What is asked
Reproduce all the lines exactly as they stand, apart from the pictures.

Recorded data
• • • • •
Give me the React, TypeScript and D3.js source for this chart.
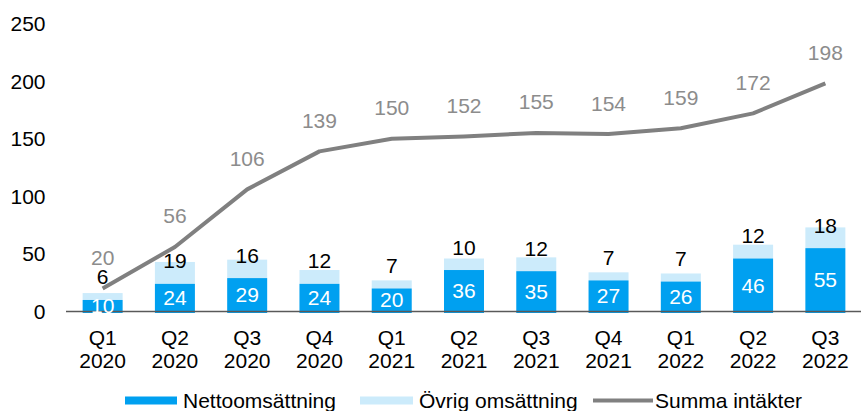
import React from "react";
import * as d3 from "d3";

const categories = ["Q1|2020", "Q2|2020", "Q3|2020", "Q4|2020", "Q1|2021", "Q2|2021", "Q3|2021", "Q4|2021", "Q1|2022", "Q2|2022", "Q3|2022"];
const netto = [10, 24, 29, 24, 20, 36, 35, 27, 26, 46, 55];
const ovrig = [6, 19, 16, 12, 7, 10, 12, 7, 7, 12, 18];
const summa = [20, 56, 106, 139, 150, 152, 155, 154, 159, 172, 198];
const yTicks = [0, 50, 100, 150, 200, 250];

const W = 861;
const H = 411;
const FONT = "'Liberation Sans', Arial, sans-serif";
const BLUE = "#00A0F0";
const LIGHT = "#CCEBFB";
const GREY = "#808080";
const LABELGREY = "#8C8C8C";

export default function App() {
  const x = d3
    .scaleBand<string>()
    .domain(categories)
    .range([66.5, 861.5])
    .paddingInner(0.4465)
    .paddingOuter(0.4465 / 2);
  const y = d3.scaleLinear().domain([0, 250]).range([311.5, 23.5]);
  const bw = x.bandwidth();
  const cx = (c: string) => (x(c) as number) + bw / 2;

  const line = d3
    .line<number>()
    .x((_, i) => cx(categories[i]))
    .y((d) => y(d));

  return (
    <svg
      width={W}
      height={H}
      style={{ position: "absolute", left: 0, top: 0, background: "#fff" }}
      fontFamily={FONT}
    >
      {/* y axis labels */}
      {yTicks.map((t) => (
        <text key={t} x={45.5} y={y(t) + 7.5} textAnchor="end" fontSize={21} fill="#000">
          {t}
        </text>
      ))}

      {/* bars */}
      {categories.map((c, i) => (
        <g key={c}>
          <rect x={x(c)} y={y(netto[i] + ovrig[i])} width={bw} height={y(netto[i]) - y(netto[i] + ovrig[i])} fill={LIGHT} />
          <rect x={x(c)} y={y(netto[i])} width={bw} height={y(0) - y(netto[i]) + 1.5} fill={BLUE} />
        </g>
      ))}

      {/* zero axis */}
      <line x1={66} x2={861} y1={y(0)} y2={y(0)} stroke="#595959" strokeWidth={1.5} />

      {/* netto labels */}
      {categories.map((c, i) => (
        <text key={c} x={cx(c)} y={(y(0) + y(netto[i])) / 2 + 7.5} textAnchor="middle" fontSize={21} fill="#fff">
          {netto[i]}
        </text>
      ))}

      {/* ovrig labels */}
      {categories.map((c, i) => (
        <text key={c} x={cx(c)} y={y(netto[i]) - 15.5} textAnchor="middle" fontSize={21} fill="#000">
          {ovrig[i]}
        </text>
      ))}

      {/* summa line */}
      <path d={line(summa) || ""} fill="none" stroke={GREY} strokeWidth={4} strokeLinejoin="round" />
      {categories.map((c, i) => (
        <text key={c} x={cx(c)} y={y(summa[i]) - 23.5} textAnchor="middle" fontSize={21} fill={LABELGREY}>
          {summa[i]}
        </text>
      ))}

      {/* x labels */}
      {categories.map((c) => {
        const [q, yr] = c.split("|");
        return (
          <g key={c}>
            <text x={cx(c)} y={344.5} textAnchor="middle" fontSize={21} fill="#000">
              {q}
            </text>
            <text x={cx(c)} y={368} textAnchor="middle" fontSize={21} fill="#000">
              {yr}
            </text>
          </g>
        );
      })}

      {/* legend */}
      <rect x={125} y={396.5} width={52} height={8} fill={BLUE} />
      <text x={183} y={408} fontSize={21} fill="#000">Nettoomsättning</text>
      <rect x={360} y={396.5} width={53} height={8} fill={LIGHT} />
      <text x={419} y={408} fontSize={21} fill="#000">Övrig omsättning</text>
      <line x1={593} x2={653} y1={400.5} y2={400.5} stroke={GREY} strokeWidth={4} />
      <text x={655} y={408} fontSize={21} fill="#000">Summa intäkter</text>
    </svg>
  );
}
• • • • •
Complete output
Give me the React, TypeScript and D3.js source for this chart.
import React from "react";
import * as d3 from "d3";

const categories = ["Q1|2020", "Q2|2020", "Q3|2020", "Q4|2020", "Q1|2021", "Q2|2021", "Q3|2021", "Q4|2021", "Q1|2022", "Q2|2022", "Q3|2022"];
const netto = [10, 24, 29, 24, 20, 36, 35, 27, 26, 46, 55];
const ovrig = [6, 19, 16, 12, 7, 10, 12, 7, 7, 12, 18];
const summa = [20, 56, 106, 139, 150, 152, 155, 154, 159, 172, 198];
const yTicks = [0, 50, 100, 150, 200, 250];

const W = 861;
const H = 411;
const FONT = "'Liberation Sans', Arial, sans-serif";
const BLUE = "#00A0F0";
const LIGHT = "#CCEBFB";
const GREY = "#808080";
const LABELGREY = "#8C8C8C";

export default function App() {
  const x = d3
    .scaleBand<string>()
    .domain(categories)
    .range([66.5, 861.5])
    .paddingInner(0.4465)
    .paddingOuter(0.4465 / 2);
  const y = d3.scaleLinear().domain([0, 250]).range([311.5, 23.5]);
  const bw = x.bandwidth();
  const cx = (c: string) => (x(c) as number) + bw / 2;

  const line = d3
    .line<number>()
    .x((_, i) => cx(categories[i]))
    .y((d) => y(d));

  return (
    <svg
      width={W}
      height={H}
      style={{ position: "absolute", left: 0, top: 0, background: "#fff" }}
      fontFamily={FONT}
    >
      {/* y axis labels */}
      {yTicks.map((t) => (
        <text key={t} x={45.5} y={y(t) + 7.5} textAnchor="end" fontSize={21} fill="#000">
          {t}
        </text>
      ))}

      {/* bars */}
      {categories.map((c, i) => (
        <g key={c}>
          <rect x={x(c)} y={y(netto[i] + ovrig[i])} width={bw} height={y(netto[i]) - y(netto[i] + ovrig[i])} fill={LIGHT} />
          <rect x={x(c)} y={y(netto[i])} width={bw} height={y(0) - y(netto[i]) + 1.5} fill={BLUE} />
        </g>
      ))}

      {/* zero axis */}
      <line x1={66} x2={861} y1={y(0)} y2={y(0)} stroke="#595959" strokeWidth={1.5} />

      {/* netto labels */}
      {categories.map((c, i) => (
        <text key={c} x={cx(c)} y={(y(0) + y(netto[i])) / 2 + 7.5} textAnchor="middle" fontSize={21} fill="#fff">
          {netto[i]}
        </text>
      ))}

      {/* ovrig labels */}
      {categories.map((c, i) => (
        <text key={c} x={cx(c)} y={y(netto[i]) - 15.5} textAnchor="middle" fontSize={21} fill="#000">
          {ovrig[i]}
        </text>
      ))}

      {/* summa line */}
      <path d={line(summa) || ""} fill="none" stroke={GREY} strokeWidth={4} strokeLinejoin="round" />
      {categories.map((c, i) => (
        <text key={c} x={cx(c)} y={y(summa[i]) - 23.5} textAnchor="middle" fontSize={21} fill={LABELGREY}>
          {summa[i]}
        </text>
      ))}

      {/* x labels */}
      {categories.map((c) => {
        const [q, yr] = c.split("|");
        return (
          <g key={c}>
            <text x={cx(c)} y={344.5} textAnchor="middle" fontSize={21} fill="#000">
              {q}
            </text>
            <text x={cx(c)} y={368} textAnchor="middle" fontSize={21} fill="#000">
              {yr}
            </text>
          </g>
        );
      })}

      {/* legend */}
      <rect x={125} y={396.5} width={52} height={8} fill={BLUE} />
      <text x={183} y={408} fontSize={21} fill="#000">Nettoomsättning</text>
      <rect x={360} y={396.5} width={53} height={8} fill={LIGHT} />
      <text x={419} y={408} fontSize={21} fill="#000">Övrig omsättning</text>
      <line x1={593} x2={653} y1={400.5} y2={400.5} stroke={GREY} strokeWidth={4} />
      <text x={655} y={408} fontSize={21} fill="#000">Summa intäkter</text>
    </svg>
  );
}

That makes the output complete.